И мы волнуемся. Я говорю вступительную речь. Потом мы читаем пьесу. Раневская читает звучно, сочно. Текст звучит, льется. Слова крупны.
Она выступает в поддержку моего замысла. Говорит, что увлечена. Призывает всех к серьезности и самоотдаче.
— Я хотела поддержать вас, — говорит она мне на другой день один на один у себя дома, — на самом деле я просто страшно устала. Вы, наверное, опять забыли, что я нездорова. У вас плохая память, бедный. Вы знаете, как я вас про себя называю? Усталый юноша. А я усталая бабушка. Я ведь не репетировала десять лет. Я старая провинциальная актриса. Я столько переиграла. Почему же я так волнуюсь? Нет, я не самоуверенна. А если будет провал? Вдруг будет скучно?
— Нет, Фаина Георгиевна, не будет. Даже думать об этом не смейте.
— Ну хорошо, мы будем работать. Но я устала. Десять лет я не была на репетиции. Как же быть? Вы знаете, мы будем репетировать у меня дома. Нет сил. [...]
Раневская выходит на середину зала. И начался небывалый концерт. Она вспоминала великих актрис, которых видела. Не просто вспомнила, но показывала. Вот Сара Бернар. И звучно полились французские стихи в чарующей интонации.
Вот Ермолова, мучительно переживающая свое несовершенство после гигантского успеха.
Раневская показывает Комиссаржевскую в «Иванове», пересказывая и оживляя впечатление П.Л. Вульф. Показывает Савину.
— Фаина Георгиевна, сядьте, вот кресло.
— Нет, нет. Я помню Таирова в лучшие его годы.

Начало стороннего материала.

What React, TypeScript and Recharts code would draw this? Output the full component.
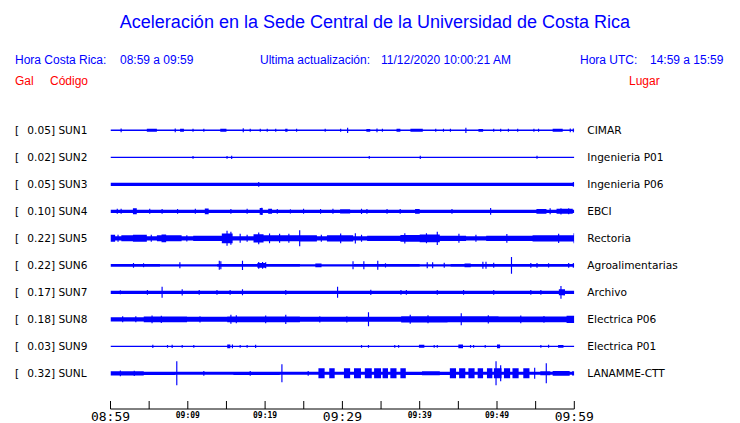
import { ComposedChart, Area, XAxis, YAxis } from "recharts";

// station rows, top to bottom
const codes = ["SUN1", "SUN2", "SUN3", "SUN4", "SUN5", "SUN6", "SUN7", "SUN8", "SUN9", "SUNL"];
const peakGal = [0.05, 0.02, 0.05, 0.1, 0.22, 0.22, 0.17, 0.18, 0.03, 0.32];
const places = [
  "CIMAR",
  "Ingenieria P01",
  "Ingenieria P06",
  "EBCI",
  "Rectoria",
  "Agroalimentarias",
  "Archivo",
  "Electrica P06",
  "Electrica P01",
  "LANAMME-CTT",
];

// minutes after 08:59
const tickMinutes = [0, 5, 10, 15, 20, 25, 30, 35, 40, 45, 50, 55, 60];
const tickLabels = ["08:59", "", "09:09", "", "09:19", "", "09:29", "", "09:39", "", "09:49", "", "09:59"];
const bigTicks = [0, 30, 60];

// noise floor of each trace (half width, display units)
const floorAmp = [0.75, 0.7, 1.7, 1.7, 2.2, 1.1, 1.7, 2.2, 0.7, 1.5];

// bursts: [start min, end min, half amplitude]   spikes: [min, half amplitude]
const sun1Bursts = [[4.7, 6.0, 1.5], [9.0, 9.5, 1.5], [14.2, 15.0, 1.5], [22.6, 22.9, 1.5], [33.1, 33.6, 1.3], [37.0, 37.5, 1.5], [38.8, 40.4, 1.5], [47.6, 48.2, 1.4], [57.2, 58.5, 1.5]];
const sun1Spikes = [[1.3, 1.8], [8.3, 1.8], [10.6, 1.5], [12, 1.5], [17.1, 2], [18, 1.5], [19.3, 1.5], [20.2, 1.5], [21.3, 1.5], [24, 1.5], [27.7, 1.5], [29.7, 1.5], [30.6, 2.7], [34.4, 1.8], [35.1, 1.5], [42, 1.5], [43, 1.5], [43.9, 1.5], [45.9, 2.7], [49.5, 1.5], [50.4, 1.5], [51.4, 1.5], [52.6, 1.5], [54.7, 1.5], [55.3, 1.5], [59.4, 1.8], [59.8, 1.8]];

const sun2Bursts: number[][] = [];
const sun2Spikes = [[10.6, 1.3], [15.0, 1.3], [15.6, 1.6], [33.4, 1.3], [40.0, 1.6], [55.1, 1.5]];

const sun3Bursts: number[][] = [];
const sun3Spikes = [[19.1, 2.4], [59.8, 2.4]];

const sun4Bursts = [[2.9, 3.4, 3], [12.2, 12.7, 2.8], [19.3, 19.7, 3.3], [20.4, 20.9, 2.5], [29.7, 31, 2.2], [39.4, 40, 2.4], [55.1, 56.4, 2.3], [57.7, 59.8, 2.5]];
const sun4Spikes = [[0.8, 2.5], [1.3, 2.5], [5.0, 2.5], [6.6, 2.3], [8.6, 2.3], [10.9, 2.5], [15.5, 2.3], [17.6, 2.5], [19.5, 3.6], [21.5, 2.3], [23.2, 2.1], [24.9, 2.5], [27.1, 2.3], [28.7, 2.5], [32.4, 2.7], [33.1, 2.3], [35.7, 2.3], [37.4, 2.3], [44.1, 2.3], [49.1, 3.4], [56.8, 3.0], [58.2, 3.2], [59.2, 3.0]];

const sun5Bursts = [[0, 0.6, 3.5], [1.4, 2.9, 3], [2.9, 4.7, 3.5], [6, 9.2, 3], [6.6, 7.2, 3.8], [10.7, 14.4, 2.7], [14.4, 15.8, 4.8], [18.5, 19.8, 4.2], [19.8, 24.5, 3], [24.5, 26.7, 3.1], [28, 31.4, 3.1], [33.2, 37.5, 2.7], [37.5, 40, 3.4], [40, 42.6, 3.8], [42.6, 46, 2.7], [48.6, 54.6, 2.6], [54.6, 60, 3.1]];
const sun5Spikes = [[0.9, 3.5], [5.2, 3.5], [9.8, 3.2], [15.0, 7.5], [15.5, 6.5], [16.7, 4.5], [17.6, 3.5], [19.1, 5.8], [20.5, 4.8], [21.8, 4.5], [23.0, 4.5], [24.4, 8], [27.2, 3.5], [29.7, 4.8], [31.6, 5.2], [32.4, 3.5], [38, 5.2], [40.8, 5], [42.2, 6.7], [45, 4.5], [47.2, 3.5], [51.2, 4.3], [57.9, 4.6], [59.9, 5]];

const sun6Bursts = [[0, 6.4, 1.4], [13.8, 24.5, 1.4], [19.0, 20.0, 2.4], [26.5, 27.3, 1.8], [31.5, 40, 1.4], [44, 60, 1.4], [45.8, 46.6, 1.8]];
const sun6Spikes = [[2.9, 2.3], [4.2, 2], [8.9, 3], [14, 4.5], [14.2, 4], [17, 4.6], [19.1, 3.3], [19.6, 3.3], [20, 3], [31.3, 4], [32.7, 4], [34.5, 4.5], [35.5, 2.2], [40.9, 3], [41.6, 3], [43.1, 2.5], [48.1, 3.5], [48.5, 3.5], [49.5, 2.5], [51.8, 8.3], [54.3, 2.4], [55.1, 2.4], [56.6, 2.1], [59.2, 2.4], [59.8, 2.4]];

const sun7Bursts = [[58.0, 58.8, 3]];
const sun7Spikes = [[1.2, 2], [4.7, 2.3], [6.6, 5.5], [9.2, 3.2], [11.4, 2.3], [13.7, 2.3], [15.4, 2.3], [17, 3], [22.6, 2.3], [29.3, 5.5], [33.6, 2.6], [37.5, 2.3], [38.2, 2.3], [42.2, 2.3], [45.6, 2.3], [49.5, 2.3], [54.3, 2.3], [55.6, 2.3], [58.2, 6.3], [58.6, 3.2]];

const sun8Bursts = [[4.3, 9.9, 2.9], [9.9, 15.1, 2.5], [15.1, 24.5, 2.8], [24.5, 37.6, 2.5], [37.6, 43.6, 3.2], [43.6, 50.2, 3], [50.2, 59, 2.8], [59, 60, 3.6]];
const sun8Spikes = [[1.5, 3], [3.2, 3], [5.3, 3.8], [6.5, 3.6], [11.5, 3.2], [15.5, 4.5], [16.2, 4], [20, 3.8], [22.6, 4.6], [27, 3.2], [30.5, 3.2], [33.3, 7], [38.7, 4.5], [41, 4], [45.3, 6], [48.8, 4.2], [53, 3.8], [56, 3.4]];

const sun9Bursts = [[15.1, 15.5, 1.8], [39.9, 40.6, 1.5], [45, 45.6, 1.9], [50, 50.4, 1.9], [57.9, 58.6, 1.3]];
const sun9Spikes = [[5.4, 1.7], [7.3, 1.3], [7.9, 1.6], [9.2, 1.3], [10.7, 1.3], [15.7, 1.8], [16.7, 1.3], [17.6, 1.3], [18.7, 1.6], [32.4, 1.3], [33.3, 1.4], [36.7, 1.3], [37.2, 1.3], [41.8, 1.3], [42.2, 1.3], [46.5, 1.3], [46.9, 1.3], [48.4, 1.3], [55.6, 1.3], [56.6, 1.5]];

const sunLBursts = [[0, 4.3, 2.1], [4.3, 8.4, 1.7], [15.9, 21.9, 1.7], [26.9, 27.7, 5], [28.3, 29.0, 5], [30.2, 31.0, 5], [31.5, 32.4, 5], [32.9, 33.8, 5], [34.1, 35.0, 5], [35.2, 35.9, 5], [36.2, 37.0, 5], [37.5, 38.2, 5], [38.2, 43.9, 1.7], [40.3, 42.6, 2], [43.9, 44.7, 5], [45.1, 45.9, 5], [46.3, 47.1, 5], [47.5, 48.2, 5], [48.7, 49.4, 5], [49.6, 50.6, 5], [50.9, 51.7, 5], [52.0, 52.8, 5], [53.4, 54.2, 5], [55.6, 56.9, 2], [57.2, 59.4, 2.3], [59.7, 60, 2.2]];
const sunLSpikes = [[1.2, 2.8], [3.0, 2.6], [8.5, 12], [12, 2.3], [18, 2.3], [22.1, 9], [25.5, 2.3], [49.8, 12], [50.4, 8], [54.8, 5.5], [56.3, 10]];

const traceBursts = [sun1Bursts, sun2Bursts, sun3Bursts, sun4Bursts, sun5Bursts, sun6Bursts, sun7Bursts, sun8Bursts, sun9Bursts, sunLBursts];
const traceSpikes = [sun1Spikes, sun2Spikes, sun3Spikes, sun4Spikes, sun5Spikes, sun6Spikes, sun7Spikes, sun8Spikes, sun9Spikes, sunLSpikes];

const ROW_UNITS = 27; // display units between two rows
const SPIKE_W = 0.15; // minutes
const BLUE = "#0000ff";
const RED = "#ff0000";

// step envelope of one trace
function buildBand(row: number) {
  const events = [
    ...traceBursts[row],
    ...traceSpikes[row].map(([t, a]) => [t, Math.min(t + SPIKE_W, 60), a]),
  ];
  const cuts = Array.from(new Set([0, 60, ...events.flatMap((e) => [e[0], e[1]])])).sort((a, b) => a - b);
  return cuts.map((t) => {
    let a = floorAmp[row];
    for (const [s, e, amp] of events) if (t >= s && t < e) a = Math.max(a, amp);
    return { t, band: [row - a / ROW_UNITS, row + a / ROW_UNITS] };
  });
}

const bands = codes.map((_, i) => buildBand(i));

function RowTick({ y, payload }: any) {
  const i = payload.value;
  return (
    <g fontFamily="DejaVu Sans" fontSize={10.6} fill="#000">
      <text x={15} y={y + 4}>[</text>
      <text x={27.3} y={y + 4}>{`${peakGal[i].toFixed(2)}] ${codes[i]}`}</text>
      <text x={587.3} y={y + 4}>{places[i]}</text>
    </g>
  );
}

function TimeTick({ x, y, payload }: any) {
  const idx = tickMinutes.indexOf(payload.value);
  const label = tickLabels[idx];
  const big = bigTicks.includes(payload.value);
  return (
    <g>
      <line x1={x} x2={x} y1={y - 8} y2={y} stroke="#000" />
      {label && (
        <text
          x={x}
          y={big ? y + 11.5 : y + 9}
          textAnchor="middle"
          fontFamily="DejaVu Sans Mono"
          fontSize={big ? 13 : 8}
          fontWeight={big ? "normal" : "bold"}
          fill="#000"
        >
          {label}
        </text>
      )}
    </g>
  );
}

export default function App() {
  return (
    <div style={{ position: "fixed", left: 0, top: 0, width: 740, height: 423, background: "#fff" }}>
      <svg width={740} height={100} style={{ position: "absolute", left: 0, top: 0 }} fontFamily="Liberation Sans, Arial">
        <text x={375} y={27.5} textAnchor="middle" fontSize={18} fill={BLUE}>
          Aceleración en la Sede Central de la Universidad de Costa Rica
        </text>
        <g fontSize={12} fill={BLUE}>
          <text x={15} y={64}>Hora Costa Rica:</text>
          <text x={120} y={64}>08:59 a 09:59</text>
          <text x={260} y={64}>Ultima actualización:</text>
          <text x={381} y={64}>11/12/2020 10:00:21 AM</text>
          <text x={580} y={64}>Hora UTC:</text>
          <text x={650} y={64}>14:59 a 15:59</text>
        </g>
        <g fontSize={12} fill={RED}>
          <text x={15} y={85}>Gal</text>
          <text x={50} y={85}>Código</text>
          <text x={629} y={85}>Lugar</text>
        </g>
      </svg>
      <ComposedChart
        width={740}
        height={423}
        margin={{ top: 116.86, right: 165.7, bottom: 0, left: 0 }}
        style={{ position: "absolute", left: 0, top: 0 }}
      >
        <XAxis
          type="number"
          dataKey="t"
          domain={[0, 60]}
          ticks={tickMinutes}
          interval={0}
          height={14}
          tickSize={0}
          tickMargin={0}
          tickLine={false}
          axisLine={{ stroke: "#000" }}
          tick={<TimeTick />}
          allowDataOverflow
        />
        <YAxis
          type="number"
          domain={[-0.5, 10.32]}
          reversed
          ticks={codes.map((_, i) => i)}
          interval={0}
          width={110.5}
          axisLine={false}
          tickLine={false}
          tick={<RowTick />}
          allowDataOverflow
        />
        {bands.map((d, i) => (
          <Area
            key={codes[i]}
            data={d}
            dataKey="band"
            type="stepAfter"
            stroke="none"
            fill={BLUE}
            fillOpacity={1}
            isAnimationActive={false}
          />
        ))}
      </ComposedChart>
    </div>
  );
}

Она рассказывает о своей первой роли у Таирова. Она играла драматическую судьбу проститутки. В главной сцене она позволила себе в монологе вольную и рискованную импровизацию. Зал замер. Потом овация. А она замерла: как отнесется к этому режиссер — ведь это дебют. Быть или не быть ей в театре. [...]
Оживают люди — в подробностях, деталях, недоступных живописцу, доступных только актеру: в динамике, в движении. [...]
Даже ради только одного такого всплеска таланта Раневской стоило затевать наш спектакль.